“İmkânım yoktur” demek, imanı olana yakışmaz. Çünkü imandan daha büyük imkân bulunmaz. Bu nedenle diyoruz ki; imanı olanın imkânları tükenmez. İmanın şuuruna ermeyen bu hakikati bilmez. İmkânlar tükense de imanı olan için imtihan; deniz önüne çıktığında Musa (as), ateşe atıldığında İbrahim (as), hastalık geldiğinde Eyyub (as), kardeş ihanetiyle karşılaştığında Yusuf (as) olup sabır ile Mısır’a sultan olmaktır.
Tarihte kalıcı olanlar, imkânla değil imanla var olanlardır. İman, imkân üretir ama imkân iman üretemez. Tam tersine, imkânın bolluğu, imanı zaafa uğratabilir. Çünkü imkân bolluğu gevşeme, pelteleşme, gurur ve yozlaşma getirebilir. İman, imkânsızlığı zafere dönüştüren nur ve kuvvettir. İmansızın elinde her imkân kendi başına bir zillettir.
Allah’ın dünyasında Allah-û Teâlâ tarafından rehbersiz ve örneksiz/öndersiz bırakılmadık. Korunmuş bir Kitab’ın, sözleriyle, fiilleriyle ve takrirleriyle/sükût ve tecvizleriyle üsve-i hasene olan bir Peygamberin sünnet ve siretinin muhataplarıyız. İnsan, Allah’a ubudiyet amacı doğrultusunda yaratılmış, kendisine doğru yol gösterilmiş ve yanlış yollara gitmemesi tembih olunmuştur.
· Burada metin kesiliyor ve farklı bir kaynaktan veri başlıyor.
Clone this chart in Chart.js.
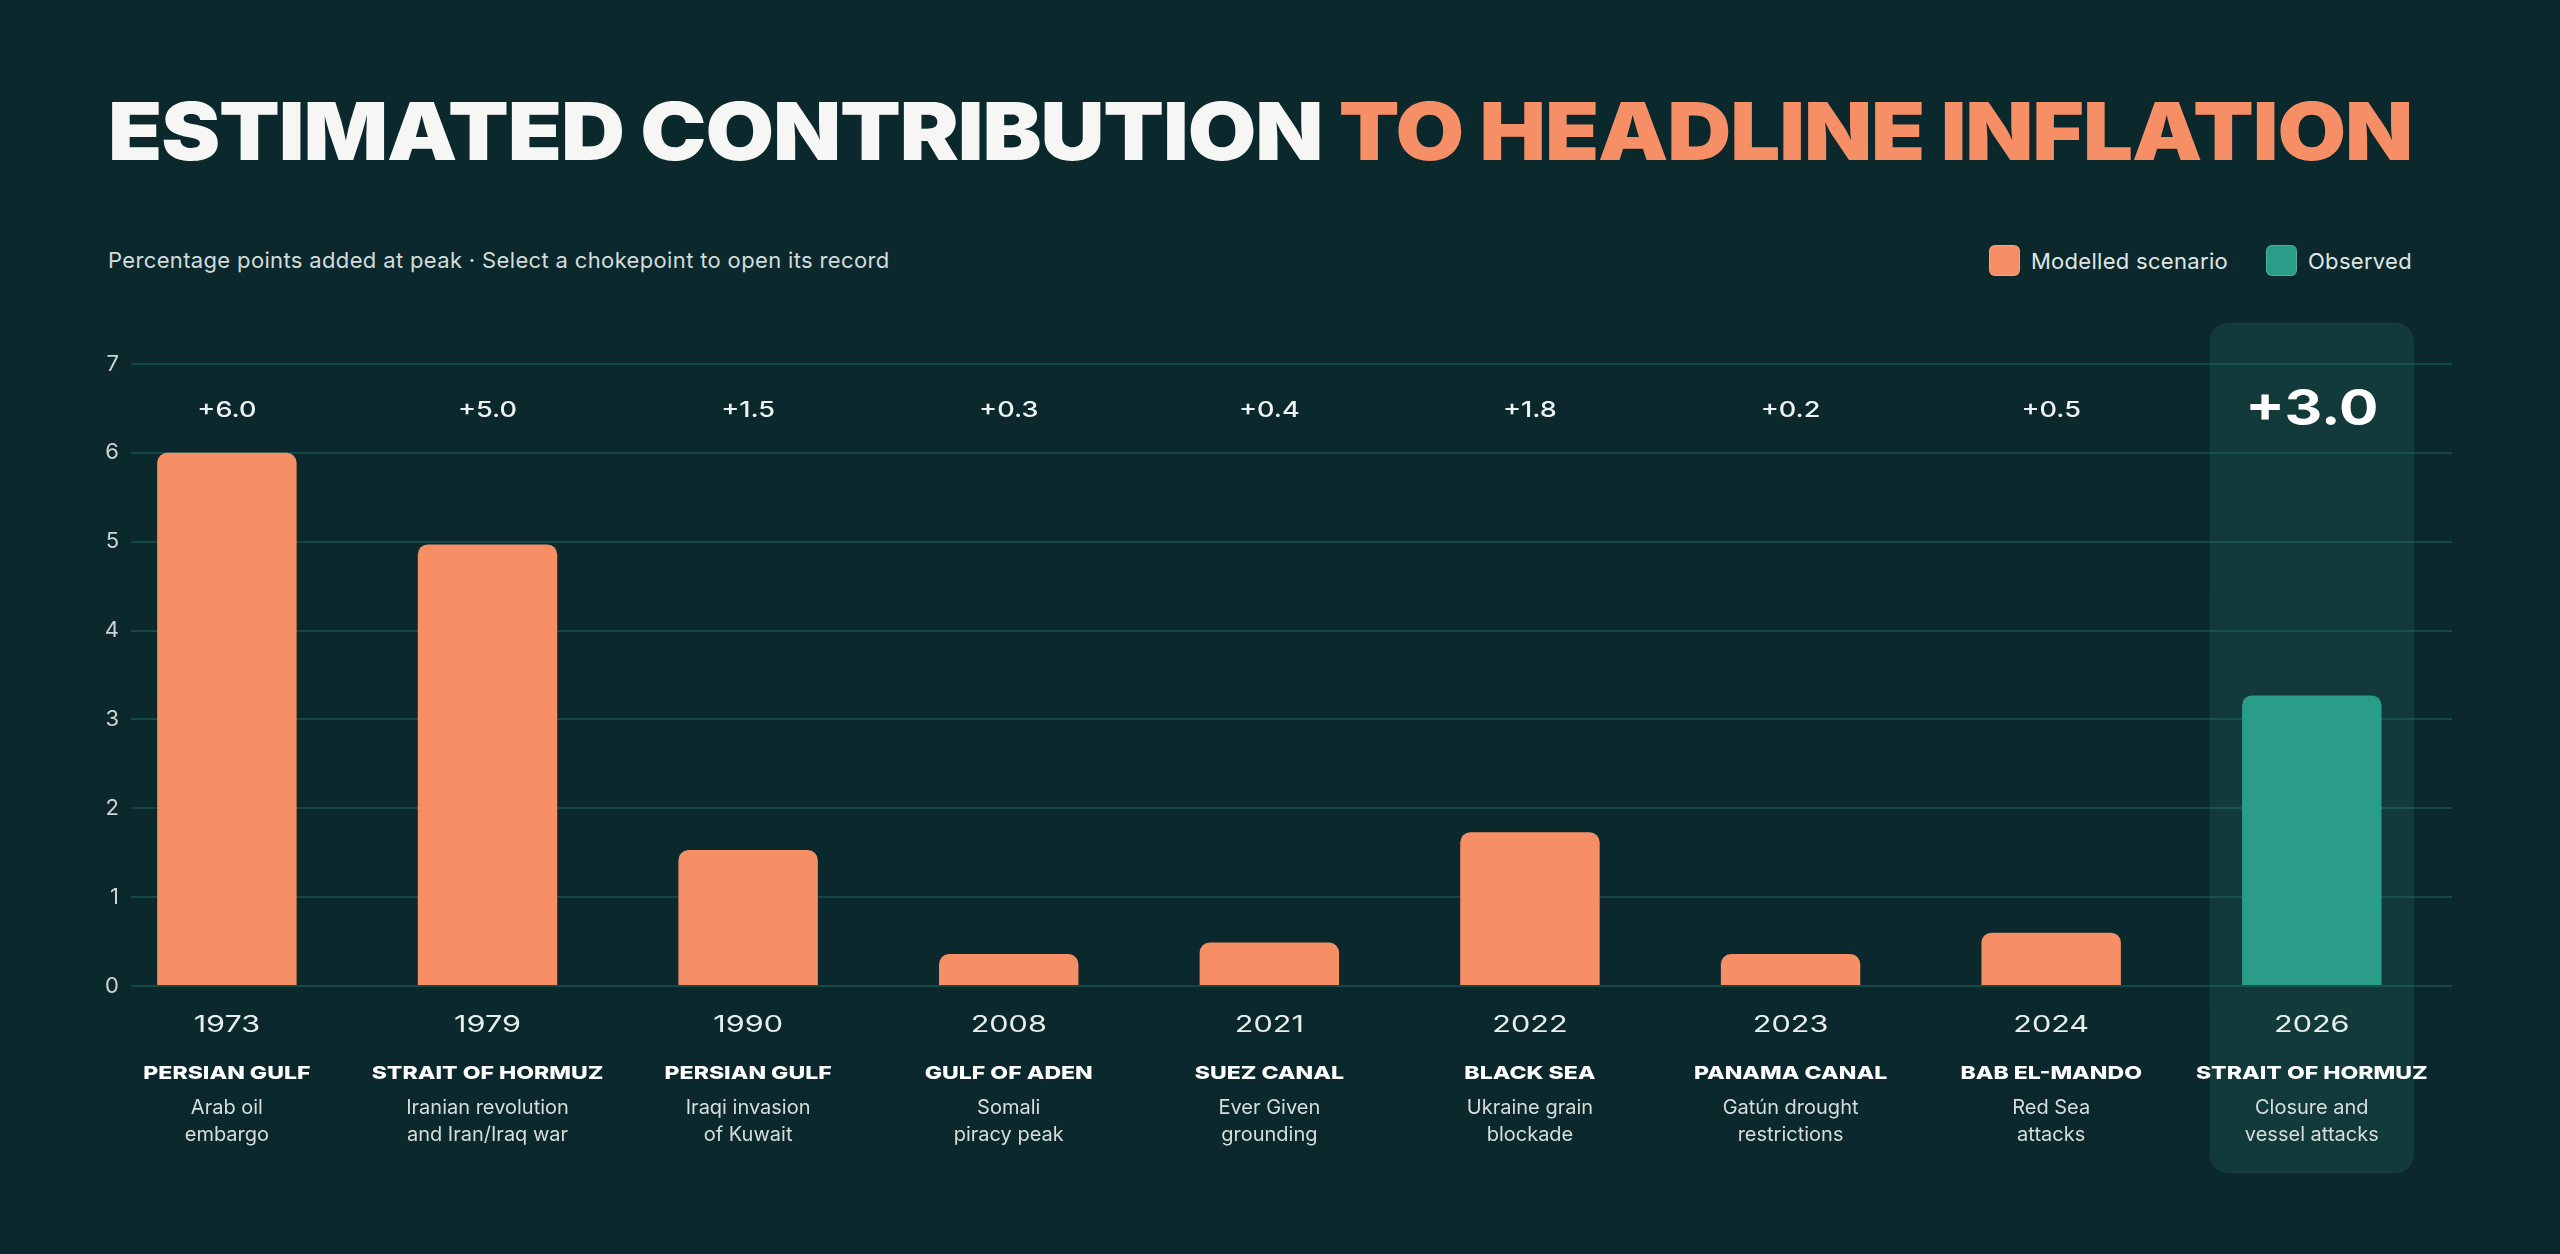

Öte yandan insana tanınan özel imkânlar onun bu özel gayesine matuf olarak kendisine tahsis edilmiştir. (Bkz.İbn Rüşd, el-Keşf, Sh: 134, Beyrut 1402/1982) İnsan olarak iman ettiğimiz güden bu yana ibarelerimizden, idarelerimizden ve iradelerimizden hesaba çekileceğiz. Biz insanla, zamanla, mekânla ve imkânla imtihandayız. İnsanın, zamanın, mekânın ve imkânın hakkını vermeyenler, imtihanı kaybedenlerdir.
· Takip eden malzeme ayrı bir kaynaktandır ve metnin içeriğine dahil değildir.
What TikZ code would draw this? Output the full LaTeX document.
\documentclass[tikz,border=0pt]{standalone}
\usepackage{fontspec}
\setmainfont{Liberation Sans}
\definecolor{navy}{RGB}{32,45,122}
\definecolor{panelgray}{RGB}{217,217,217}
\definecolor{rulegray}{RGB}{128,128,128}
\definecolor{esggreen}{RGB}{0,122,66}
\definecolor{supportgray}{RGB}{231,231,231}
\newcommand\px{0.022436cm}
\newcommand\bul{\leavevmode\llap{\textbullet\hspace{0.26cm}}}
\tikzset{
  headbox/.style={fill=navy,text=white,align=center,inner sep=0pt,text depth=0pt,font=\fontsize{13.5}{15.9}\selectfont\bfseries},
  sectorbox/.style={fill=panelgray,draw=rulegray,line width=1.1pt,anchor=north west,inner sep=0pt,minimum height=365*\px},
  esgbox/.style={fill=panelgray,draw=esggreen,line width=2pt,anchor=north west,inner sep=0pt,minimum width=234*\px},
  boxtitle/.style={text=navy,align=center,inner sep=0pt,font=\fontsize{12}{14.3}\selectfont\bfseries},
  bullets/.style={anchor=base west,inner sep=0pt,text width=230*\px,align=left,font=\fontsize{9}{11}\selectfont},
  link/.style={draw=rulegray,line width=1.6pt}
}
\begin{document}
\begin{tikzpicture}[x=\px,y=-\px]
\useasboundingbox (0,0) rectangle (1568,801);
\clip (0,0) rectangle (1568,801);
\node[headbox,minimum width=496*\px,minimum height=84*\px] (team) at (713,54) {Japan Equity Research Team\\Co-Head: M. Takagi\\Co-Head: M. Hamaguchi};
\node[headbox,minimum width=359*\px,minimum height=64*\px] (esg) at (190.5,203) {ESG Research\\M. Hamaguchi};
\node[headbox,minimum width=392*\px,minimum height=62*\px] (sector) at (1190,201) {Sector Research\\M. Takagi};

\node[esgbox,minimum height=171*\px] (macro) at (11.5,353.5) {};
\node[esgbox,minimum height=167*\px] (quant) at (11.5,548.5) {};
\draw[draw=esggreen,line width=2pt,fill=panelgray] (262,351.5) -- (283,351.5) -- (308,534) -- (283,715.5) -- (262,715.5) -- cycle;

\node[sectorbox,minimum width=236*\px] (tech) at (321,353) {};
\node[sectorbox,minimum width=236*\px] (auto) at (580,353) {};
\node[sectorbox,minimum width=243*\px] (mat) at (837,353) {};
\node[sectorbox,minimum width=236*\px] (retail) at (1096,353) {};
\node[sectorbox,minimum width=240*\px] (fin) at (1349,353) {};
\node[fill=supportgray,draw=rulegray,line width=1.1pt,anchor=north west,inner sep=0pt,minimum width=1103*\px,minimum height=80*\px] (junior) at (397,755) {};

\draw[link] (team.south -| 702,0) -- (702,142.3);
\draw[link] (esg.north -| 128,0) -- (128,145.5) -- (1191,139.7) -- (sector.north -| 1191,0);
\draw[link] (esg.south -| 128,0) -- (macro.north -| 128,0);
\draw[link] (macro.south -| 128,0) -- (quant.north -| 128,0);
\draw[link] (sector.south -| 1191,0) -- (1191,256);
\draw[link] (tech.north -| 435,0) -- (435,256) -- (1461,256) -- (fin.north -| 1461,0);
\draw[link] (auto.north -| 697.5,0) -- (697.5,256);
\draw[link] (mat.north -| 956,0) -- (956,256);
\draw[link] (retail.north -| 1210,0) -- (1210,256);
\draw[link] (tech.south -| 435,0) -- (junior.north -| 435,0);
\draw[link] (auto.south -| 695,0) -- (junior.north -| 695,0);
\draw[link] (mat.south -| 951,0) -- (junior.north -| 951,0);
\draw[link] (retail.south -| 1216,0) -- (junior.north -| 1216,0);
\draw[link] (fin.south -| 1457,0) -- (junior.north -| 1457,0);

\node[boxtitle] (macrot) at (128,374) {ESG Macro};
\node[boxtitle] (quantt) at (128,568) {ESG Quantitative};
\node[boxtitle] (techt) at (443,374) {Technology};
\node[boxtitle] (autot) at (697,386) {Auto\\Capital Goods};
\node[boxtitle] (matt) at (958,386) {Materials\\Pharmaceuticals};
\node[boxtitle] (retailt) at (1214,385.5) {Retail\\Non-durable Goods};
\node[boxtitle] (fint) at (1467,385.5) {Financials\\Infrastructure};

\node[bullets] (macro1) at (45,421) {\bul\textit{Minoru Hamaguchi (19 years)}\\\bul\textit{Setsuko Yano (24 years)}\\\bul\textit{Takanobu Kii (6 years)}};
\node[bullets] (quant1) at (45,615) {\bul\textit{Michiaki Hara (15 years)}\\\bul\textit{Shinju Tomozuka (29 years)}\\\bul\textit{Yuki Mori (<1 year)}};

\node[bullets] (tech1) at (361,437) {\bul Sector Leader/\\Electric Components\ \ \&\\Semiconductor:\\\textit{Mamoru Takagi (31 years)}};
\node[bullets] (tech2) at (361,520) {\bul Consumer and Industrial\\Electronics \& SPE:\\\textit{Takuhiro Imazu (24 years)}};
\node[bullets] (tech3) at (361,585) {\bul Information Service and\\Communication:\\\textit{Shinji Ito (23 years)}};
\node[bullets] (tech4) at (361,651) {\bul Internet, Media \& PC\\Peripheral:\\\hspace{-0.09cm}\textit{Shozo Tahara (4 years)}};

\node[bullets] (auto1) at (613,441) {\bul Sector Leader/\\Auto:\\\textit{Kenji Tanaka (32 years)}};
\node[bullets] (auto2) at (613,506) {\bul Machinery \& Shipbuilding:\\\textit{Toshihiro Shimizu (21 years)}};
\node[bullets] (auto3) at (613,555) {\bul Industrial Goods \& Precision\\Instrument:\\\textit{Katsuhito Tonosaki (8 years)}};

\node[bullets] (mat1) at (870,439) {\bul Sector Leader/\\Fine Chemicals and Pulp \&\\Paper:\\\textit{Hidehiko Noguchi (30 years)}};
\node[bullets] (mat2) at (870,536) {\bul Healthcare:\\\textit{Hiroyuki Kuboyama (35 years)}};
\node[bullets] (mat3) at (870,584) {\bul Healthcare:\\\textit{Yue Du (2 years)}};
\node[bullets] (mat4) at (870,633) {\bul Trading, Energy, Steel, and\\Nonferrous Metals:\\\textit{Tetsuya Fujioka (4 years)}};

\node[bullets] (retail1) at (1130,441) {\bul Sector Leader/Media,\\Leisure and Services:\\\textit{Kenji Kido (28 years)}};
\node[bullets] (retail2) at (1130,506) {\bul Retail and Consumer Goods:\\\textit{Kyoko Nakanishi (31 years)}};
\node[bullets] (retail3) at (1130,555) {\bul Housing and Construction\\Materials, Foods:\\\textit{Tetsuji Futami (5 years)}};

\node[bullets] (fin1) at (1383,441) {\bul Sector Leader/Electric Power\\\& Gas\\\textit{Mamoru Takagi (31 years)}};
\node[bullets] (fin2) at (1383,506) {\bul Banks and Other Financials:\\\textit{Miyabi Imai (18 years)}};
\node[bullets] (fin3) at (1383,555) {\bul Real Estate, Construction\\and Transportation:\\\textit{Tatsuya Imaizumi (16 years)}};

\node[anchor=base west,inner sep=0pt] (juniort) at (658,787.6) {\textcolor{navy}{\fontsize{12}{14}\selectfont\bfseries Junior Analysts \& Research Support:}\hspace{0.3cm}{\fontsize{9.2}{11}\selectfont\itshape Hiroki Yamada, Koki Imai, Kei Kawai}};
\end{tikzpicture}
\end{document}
“O, istediğiniz şeylerin hepsinden size verdi. Eğer Allah’ın nimetlerini saymaya kalkışsanız sayamazsınız. Şüphesiz insan çok zalimdir, çok nankördür.” (İbrahim, 14/34)
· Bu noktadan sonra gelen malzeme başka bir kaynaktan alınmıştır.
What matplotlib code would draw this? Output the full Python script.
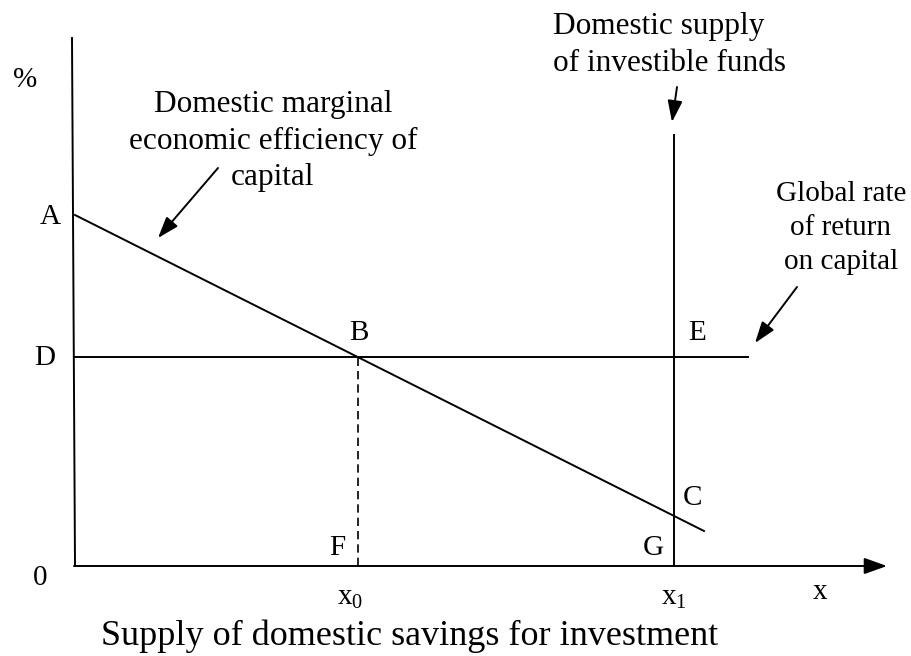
import matplotlib
matplotlib.use("Agg")
import matplotlib.pyplot as plt

# ---- diagram values (units: distance from origin 0) ----
mec_x = [0, 629]          # domestic MEC schedule, A -> past C
mec_y = [351, 35]
world_rate = 209          # D-B-E line
world_rate_end = 673
x0 = 283                  # domestic investment at world rate
x1 = 599                  # domestic supply of investible funds
supply_top = 431
yaxis_top = 528
xaxis_end = 812

point_labels = ["A", "D", "B", "E", "C", "F", "G"]

plt.rcParams["font.family"] = ["Liberation Serif", "DejaVu Serif"]
plt.rcParams["mathtext.default"] = "regular"
FS = 21
FS_NOTE = 22.5
FS_CAP = 26

fig = plt.figure(figsize=(9.11, 6.56), dpi=100)
ax = fig.add_axes([0, 0, 1, 1])
ax.set_xlim(-75, 836)
ax.set_ylim(-90, 566)
ax.axis("off")

lw = 1.4
head = "-|>,head_length=1.3,head_width=0.45"

# axes
ax.plot([0, -3], [0, yaxis_top], color="black", lw=lw)
ax.annotate("", xy=(xaxis_end, 0), xytext=(-1, 0),
            arrowprops=dict(arrowstyle="-|>,head_length=1.4,head_width=0.5",
                            color="black", lw=lw, shrinkA=0, shrinkB=0))

# schedules
ax.plot(mec_x, mec_y, color="black", lw=lw)
ax.plot([0, world_rate_end], [world_rate, world_rate], color="black", lw=lw)
ax.plot([x1, x1], [0, supply_top], color="black", lw=lw)
ax.plot([x0, x0], [0, world_rate], color="black", lw=1.2, ls=(0, (5, 3)))

# point labels
lbl_pos = {"A": (-25, 349), "D": (-30, 208), "B": (284, 233), "E": (622, 233),
           "C": (617, 68), "F": (262, 18), "G": (578, 18)}
for k in point_labels:
    ax.text(*lbl_pos[k], k, fontsize=FS, ha="center", va="center")
ax.text(-35, -12, "0", fontsize=FS, ha="center", va="center")
ax.text(-50, 486, "%", fontsize=FS, ha="center", va="center")
ax.text(x0 - 8, -32, "x$_0$", fontsize=FS, ha="center", va="center")
ax.text(x1 + 0, -32, "x$_1$", fontsize=FS, ha="center", va="center")
ax.text(745, -26, "x", fontsize=FS, ha="center", va="center")
ax.text(335, -70, "Supply of domestic savings for investment",
        fontsize=FS_CAP, ha="center", va="center")

# callouts
ax.text(198, 425, "Domestic marginal\neconomic efficiency of\ncapital",
        fontsize=FS_NOTE, ha="center", va="center", linespacing=1.33)
ax.annotate("", xy=(83, 328), xytext=(143, 398),
            arrowprops=dict(arrowstyle=head, color="black", lw=lw,
                            shrinkA=0, shrinkB=0))

ax.text(478, 521, "Domestic supply\nof investible funds",
        fontsize=FS_NOTE, ha="left", va="center", linespacing=1.33)
ax.annotate("", xy=(597, 444), xytext=(602, 479),
            arrowprops=dict(arrowstyle=head, color="black", lw=lw,
                            shrinkA=0, shrinkB=0))

ax.text(766, 338, "Global rate\nof return\non capital",
        fontsize=FS, ha="center", va="center", linespacing=1.42)
ax.annotate("", xy=(680, 223), xytext=(722, 279),
            arrowprops=dict(arrowstyle=head, color="black", lw=lw,
                            shrinkA=0, shrinkB=0))

fig.savefig("out.png", dpi=100)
Rabbimizin nimetleri, bize imtihanı kazanmamız için verilmiş imkânlardır. Rabbimizin hayat nimeti, varlık nimeti, vahiy nimeti, kitap nimeti, peygamber nimeti, hidayet nimeti, dış dünyamızdaki nimetleri. Bırakın onları bizler vücudumuzdaki nimetlerini bile sayamayız. Bedenimizdeki nimetleri, göklerdeki nimetleri, denizlerdeki nimetleri, karalardaki nimetleri sayılamayacak kadar çoktur. Ama tüm bu nimetlerin sahibine karşı gerçekten insan çok zalim ve nankördür. İnsanlar Allah’ın nimetlerini biliyorlar, nimetlerin sahibi olarak Allah’ı tanıyorlar ama inkâr ediyorlar, nankörlük yapıyorlar, zalimce bir tavır takınıyorlar. Allah’ın arzında Allah’ın verdiği nimetlerle hayatlarını devam ettirip sahte ilahların hükümlerine ve hâkimiyetlerine çok zalim ve çok nankördürler. Bunlar önce imanın sonra imkânların imtihanını kaybedenlerdir. İman penceresinde bakıldığında görülecektir ki; her imtihan bir imkân, her imkân bir imtihandır. Bizi köle yapan küfür ve günahlarımız, bizi sultan yapan imanımız ve salih amellerimizdir.
Allah kuluna asla zulmetmez, imtihan ise kul için bir zulüm değil rahmettir. Musibet perdesi altında hikmet-i ilahinin insanı şekillendirmesi söz konusudur. İnsan ise bu musibet perdesine takılmaz ve ardındaki hikmetleri okuyabilir, cüz-i iradesi ile külli iradeye teslim olma yoluna hem niyet hem de ef’ali ile girer ise işte tasaffiyat imtihanını kazanmaya liyakat kesbetmiştir.